Repeat the full listing below verbatim and keep the images out.

(begin)

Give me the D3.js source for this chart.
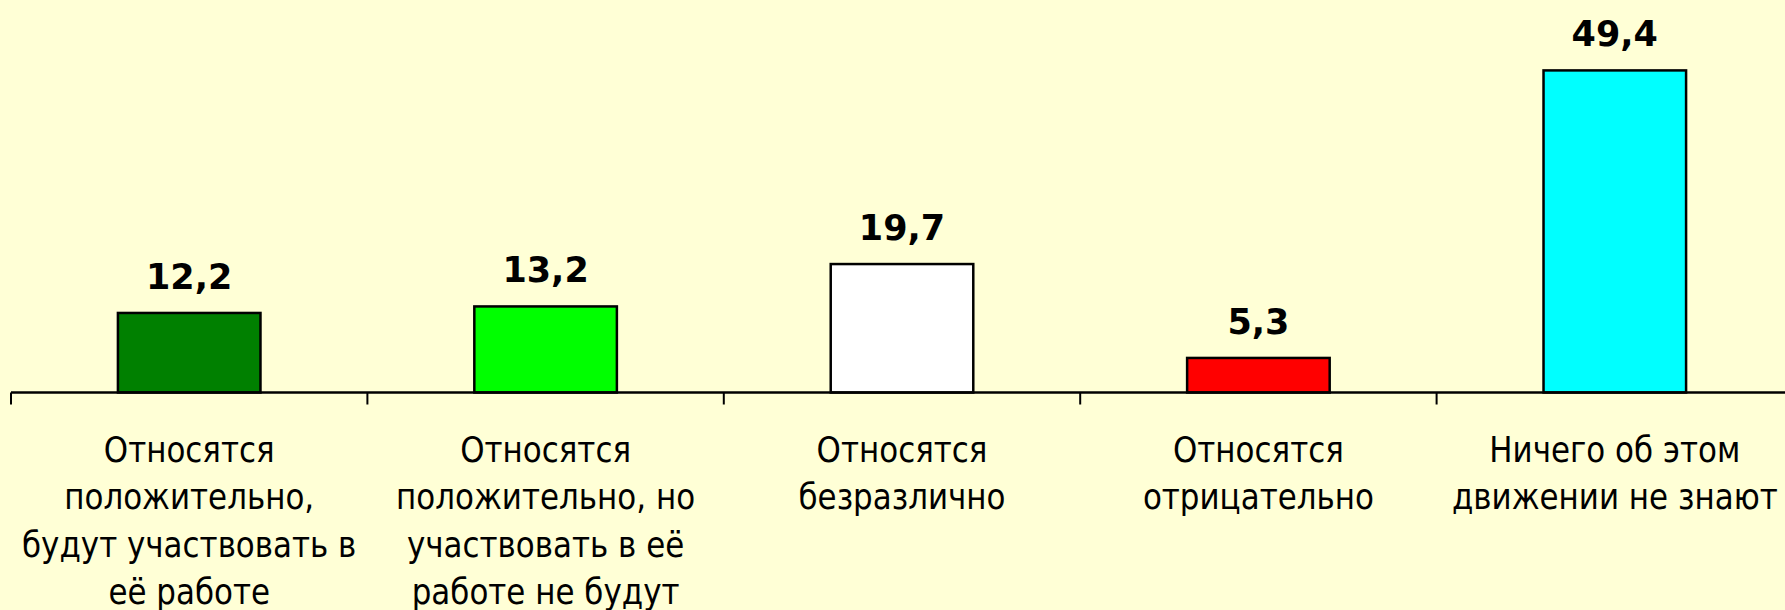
<!DOCTYPE html>
<html>
<head>
<meta charset="utf-8">
<script src="https://cdn.jsdelivr.net/npm/d3@7"></script>
<style>
  html, body { margin: 0; padding: 0; background: #ffffd6; overflow: hidden; }
  text { font-family: "DejaVu Sans", Verdana, sans-serif; }
</style>
</head>
<body>
<div id="chart"></div>
<script>
var svgWidth = 1785;
var svgHeight = 610;

// Data
var categories = [
  ["Относятся", "положительно,", "будут участвовать в", "её работе"],
  ["Относятся", "положительно, но", "участвовать в её", "работе не будут"],
  ["Относятся", "безразлично"],
  ["Относятся", "отрицательно"],
  ["Ничего об этом", "движении не знают"]
];
var values = [12.2, 13.2, 19.7, 5.3, 49.4];
var valueLabels = ["12,2", "13,2", "19,7", "5,3", "49,4"];
var barColors = ["#008000", "#00ff00", "#ffffff", "#ff0000", "#00ffff"];

var axisY = 392.5;
var left = 11;
var step = 356.4;

var svg = d3.select("#chart")
  .append("svg")
  .attr("width", svgWidth)
  .attr("height", svgHeight);

svg.append("rect")
  .attr("width", svgWidth)
  .attr("height", svgHeight)
  .attr("fill", "#ffffd6");

var idx = d3.range(values.length);

// Scales
var xScale = d3.scaleBand()
  .domain(idx)
  .range([left, left + step * values.length])
  .padding(0);

var yScale = d3.scaleLinear()
  .domain([0, 50])
  .range([axisY, axisY - 326]);

var barWidth = xScale.bandwidth() * 0.4;

// Bars
svg.selectAll(".bar")
  .data(idx)
  .enter()
  .append("rect")
  .attr("class", "bar")
  .attr("x", i => xScale(i) + (xScale.bandwidth() - barWidth) / 2)
  .attr("y", i => yScale(values[i]))
  .attr("width", barWidth)
  .attr("height", i => axisY - yScale(values[i]))
  .attr("fill", i => barColors[i])
  .attr("stroke", "#000")
  .attr("stroke-width", 2.5);

// Axis line and ticks
svg.append("line")
  .attr("x1", xScale.range()[0])
  .attr("x2", xScale.range()[1])
  .attr("y1", axisY)
  .attr("y2", axisY)
  .attr("stroke", "#000")
  .attr("stroke-width", 2.5);

svg.selectAll(".tick")
  .data(idx)
  .enter()
  .append("line")
  .attr("class", "tick")
  .attr("x1", i => xScale(i))
  .attr("x2", i => xScale(i))
  .attr("y1", axisY)
  .attr("y2", axisY + 12)
  .attr("stroke", "#000")
  .attr("stroke-width", 2);

// Value labels
svg.selectAll(".val")
  .data(idx)
  .enter()
  .append("text")
  .attr("class", "val")
  .attr("x", i => xScale(i) + xScale.bandwidth() / 2)
  .attr("y", i => yScale(values[i]) - 24)
  .attr("text-anchor", "middle")
  .attr("font-size", "35px")
  .attr("font-weight", "bold")
  .attr("fill", "#000")
  .text(i => valueLabels[i]);

// Category labels (slightly condensed like the original)
var catGroup = svg.selectAll(".cat")
  .data(idx)
  .enter()
  .append("g")
  .attr("class", "cat")
  .attr("transform", i => `translate(${xScale(i) + xScale.bandwidth() / 2}, 0) scale(0.86, 1)`)
  .append("text")
  .attr("text-anchor", "middle")
  .attr("font-size", "36px")
  .attr("fill", "#000");

catGroup.selectAll("tspan")
  .data(i => categories[i])
  .enter()
  .append("tspan")
  .attr("x", 0)
  .attr("y", (d, j) => 462 + j * 47.5)
  .text(d => d);
</script>
</body>
</html>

(end)

• **Full answer**
Give me the D3.js source for this chart.
<!DOCTYPE html>
<html>
<head>
<meta charset="utf-8">
<script src="https://cdn.jsdelivr.net/npm/d3@7"></script>
<style>
  html, body { margin: 0; padding: 0; background: #ffffd6; overflow: hidden; }
  text { font-family: "DejaVu Sans", Verdana, sans-serif; }
</style>
</head>
<body>
<div id="chart"></div>
<script>
var svgWidth = 1785;
var svgHeight = 610;

// Data
var categories = [
  ["Относятся", "положительно,", "будут участвовать в", "её работе"],
  ["Относятся", "положительно, но", "участвовать в её", "работе не будут"],
  ["Относятся", "безразлично"],
  ["Относятся", "отрицательно"],
  ["Ничего об этом", "движении не знают"]
];
var values = [12.2, 13.2, 19.7, 5.3, 49.4];
var valueLabels = ["12,2", "13,2", "19,7", "5,3", "49,4"];
var barColors = ["#008000", "#00ff00", "#ffffff", "#ff0000", "#00ffff"];

var axisY = 392.5;
var left = 11;
var step = 356.4;

var svg = d3.select("#chart")
  .append("svg")
  .attr("width", svgWidth)
  .attr("height", svgHeight);

svg.append("rect")
  .attr("width", svgWidth)
  .attr("height", svgHeight)
  .attr("fill", "#ffffd6");

var idx = d3.range(values.length);

// Scales
var xScale = d3.scaleBand()
  .domain(idx)
  .range([left, left + step * values.length])
  .padding(0);

var yScale = d3.scaleLinear()
  .domain([0, 50])
  .range([axisY, axisY - 326]);

var barWidth = xScale.bandwidth() * 0.4;

// Bars
svg.selectAll(".bar")
  .data(idx)
  .enter()
  .append("rect")
  .attr("class", "bar")
  .attr("x", i => xScale(i) + (xScale.bandwidth() - barWidth) / 2)
  .attr("y", i => yScale(values[i]))
  .attr("width", barWidth)
  .attr("height", i => axisY - yScale(values[i]))
  .attr("fill", i => barColors[i])
  .attr("stroke", "#000")
  .attr("stroke-width", 2.5);

// Axis line and ticks
svg.append("line")
  .attr("x1", xScale.range()[0])
  .attr("x2", xScale.range()[1])
  .attr("y1", axisY)
  .attr("y2", axisY)
  .attr("stroke", "#000")
  .attr("stroke-width", 2.5);

svg.selectAll(".tick")
  .data(idx)
  .enter()
  .append("line")
  .attr("class", "tick")
  .attr("x1", i => xScale(i))
  .attr("x2", i => xScale(i))
  .attr("y1", axisY)
  .attr("y2", axisY + 12)
  .attr("stroke", "#000")
  .attr("stroke-width", 2);

// Value labels
svg.selectAll(".val")
  .data(idx)
  .enter()
  .append("text")
  .attr("class", "val")
  .attr("x", i => xScale(i) + xScale.bandwidth() / 2)
  .attr("y", i => yScale(values[i]) - 24)
  .attr("text-anchor", "middle")
  .attr("font-size", "35px")
  .attr("font-weight", "bold")
  .attr("fill", "#000")
  .text(i => valueLabels[i]);

// Category labels (slightly condensed like the original)
var catGroup = svg.selectAll(".cat")
  .data(idx)
  .enter()
  .append("g")
  .attr("class", "cat")
  .attr("transform", i => `translate(${xScale(i) + xScale.bandwidth() / 2}, 0) scale(0.86, 1)`)
  .append("text")
  .attr("text-anchor", "middle")
  .attr("font-size", "36px")
  .attr("fill", "#000");

catGroup.selectAll("tspan")
  .data(i => categories[i])
  .enter()
  .append("tspan")
  .attr("x", 0)
  .attr("y", (d, j) => 462 + j * 47.5)
  .text(d => d);
</script>
</body>
</html>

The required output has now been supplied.